(Data excerpt)
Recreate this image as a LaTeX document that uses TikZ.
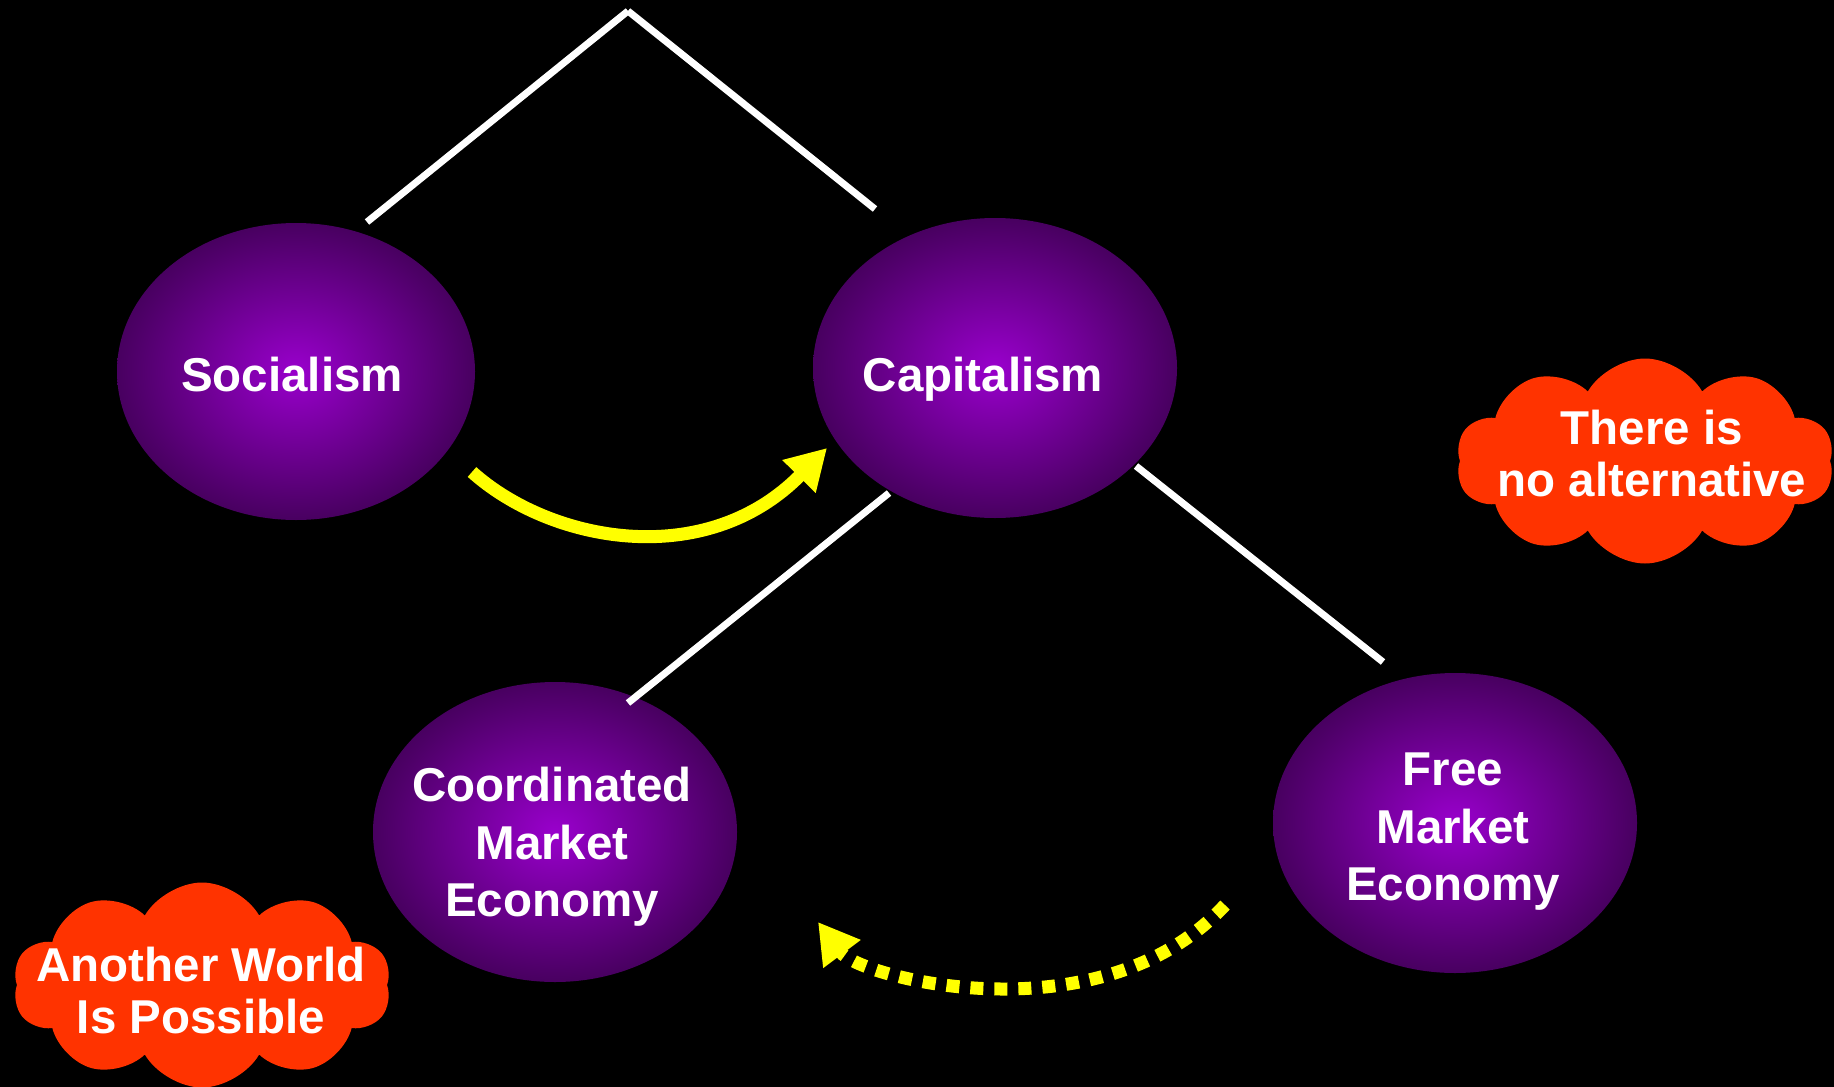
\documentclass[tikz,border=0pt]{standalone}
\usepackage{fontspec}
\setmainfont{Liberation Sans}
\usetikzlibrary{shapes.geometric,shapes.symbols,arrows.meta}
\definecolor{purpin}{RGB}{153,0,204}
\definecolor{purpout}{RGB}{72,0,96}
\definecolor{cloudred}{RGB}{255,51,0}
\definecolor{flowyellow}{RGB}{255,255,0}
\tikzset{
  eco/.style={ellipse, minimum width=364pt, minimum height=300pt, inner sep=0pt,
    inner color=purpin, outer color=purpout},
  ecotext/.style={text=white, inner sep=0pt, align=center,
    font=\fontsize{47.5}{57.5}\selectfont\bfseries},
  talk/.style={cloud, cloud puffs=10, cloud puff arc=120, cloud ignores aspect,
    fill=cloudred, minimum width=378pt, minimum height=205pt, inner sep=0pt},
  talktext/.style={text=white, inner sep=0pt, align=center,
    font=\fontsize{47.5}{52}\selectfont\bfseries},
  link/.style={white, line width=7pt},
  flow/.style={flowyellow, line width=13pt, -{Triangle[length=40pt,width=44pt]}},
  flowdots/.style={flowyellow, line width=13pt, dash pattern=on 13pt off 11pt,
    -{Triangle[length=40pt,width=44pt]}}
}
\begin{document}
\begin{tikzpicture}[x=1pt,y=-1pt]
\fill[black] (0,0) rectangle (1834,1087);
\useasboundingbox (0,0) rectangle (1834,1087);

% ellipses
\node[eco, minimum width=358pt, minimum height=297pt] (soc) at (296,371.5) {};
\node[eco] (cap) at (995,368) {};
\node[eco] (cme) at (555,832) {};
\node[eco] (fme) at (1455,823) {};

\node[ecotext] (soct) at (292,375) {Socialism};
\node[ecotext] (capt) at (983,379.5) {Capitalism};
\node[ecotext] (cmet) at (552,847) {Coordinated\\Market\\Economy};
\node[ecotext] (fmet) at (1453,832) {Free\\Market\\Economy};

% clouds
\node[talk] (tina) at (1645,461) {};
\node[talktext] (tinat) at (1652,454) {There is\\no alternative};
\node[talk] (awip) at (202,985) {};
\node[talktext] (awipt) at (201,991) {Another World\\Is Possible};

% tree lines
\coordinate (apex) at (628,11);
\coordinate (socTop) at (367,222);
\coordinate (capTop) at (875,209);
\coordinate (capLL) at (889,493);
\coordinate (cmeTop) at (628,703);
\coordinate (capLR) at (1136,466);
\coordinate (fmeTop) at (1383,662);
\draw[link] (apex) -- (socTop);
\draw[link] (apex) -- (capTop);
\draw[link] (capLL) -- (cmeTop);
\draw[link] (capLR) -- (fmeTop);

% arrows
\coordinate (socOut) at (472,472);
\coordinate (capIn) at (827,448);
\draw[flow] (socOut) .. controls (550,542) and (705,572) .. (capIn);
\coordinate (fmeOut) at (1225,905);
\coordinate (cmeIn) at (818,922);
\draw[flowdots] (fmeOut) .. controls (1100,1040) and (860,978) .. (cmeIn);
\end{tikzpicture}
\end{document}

(Given request)
Please quote the lines of the material, beginning with the first and ending with the one that contains "(fme) at (1455,823)", exactly as written and without any pictures.

(Full output)
Recreate this image as a LaTeX document that uses TikZ.
\documentclass[tikz,border=0pt]{standalone}
\usepackage{fontspec}
\setmainfont{Liberation Sans}
\usetikzlibrary{shapes.geometric,shapes.symbols,arrows.meta}
\definecolor{purpin}{RGB}{153,0,204}
\definecolor{purpout}{RGB}{72,0,96}
\definecolor{cloudred}{RGB}{255,51,0}
\definecolor{flowyellow}{RGB}{255,255,0}
\tikzset{
  eco/.style={ellipse, minimum width=364pt, minimum height=300pt, inner sep=0pt,
    inner color=purpin, outer color=purpout},
  ecotext/.style={text=white, inner sep=0pt, align=center,
    font=\fontsize{47.5}{57.5}\selectfont\bfseries},
  talk/.style={cloud, cloud puffs=10, cloud puff arc=120, cloud ignores aspect,
    fill=cloudred, minimum width=378pt, minimum height=205pt, inner sep=0pt},
  talktext/.style={text=white, inner sep=0pt, align=center,
    font=\fontsize{47.5}{52}\selectfont\bfseries},
  link/.style={white, line width=7pt},
  flow/.style={flowyellow, line width=13pt, -{Triangle[length=40pt,width=44pt]}},
  flowdots/.style={flowyellow, line width=13pt, dash pattern=on 13pt off 11pt,
    -{Triangle[length=40pt,width=44pt]}}
}
\begin{document}
\begin{tikzpicture}[x=1pt,y=-1pt]
\fill[black] (0,0) rectangle (1834,1087);
\useasboundingbox (0,0) rectangle (1834,1087);

% ellipses
\node[eco, minimum width=358pt, minimum height=297pt] (soc) at (296,371.5) {};
\node[eco] (cap) at (995,368) {};
\node[eco] (cme) at (555,832) {};
\node[eco] (fme) at (1455,823) {};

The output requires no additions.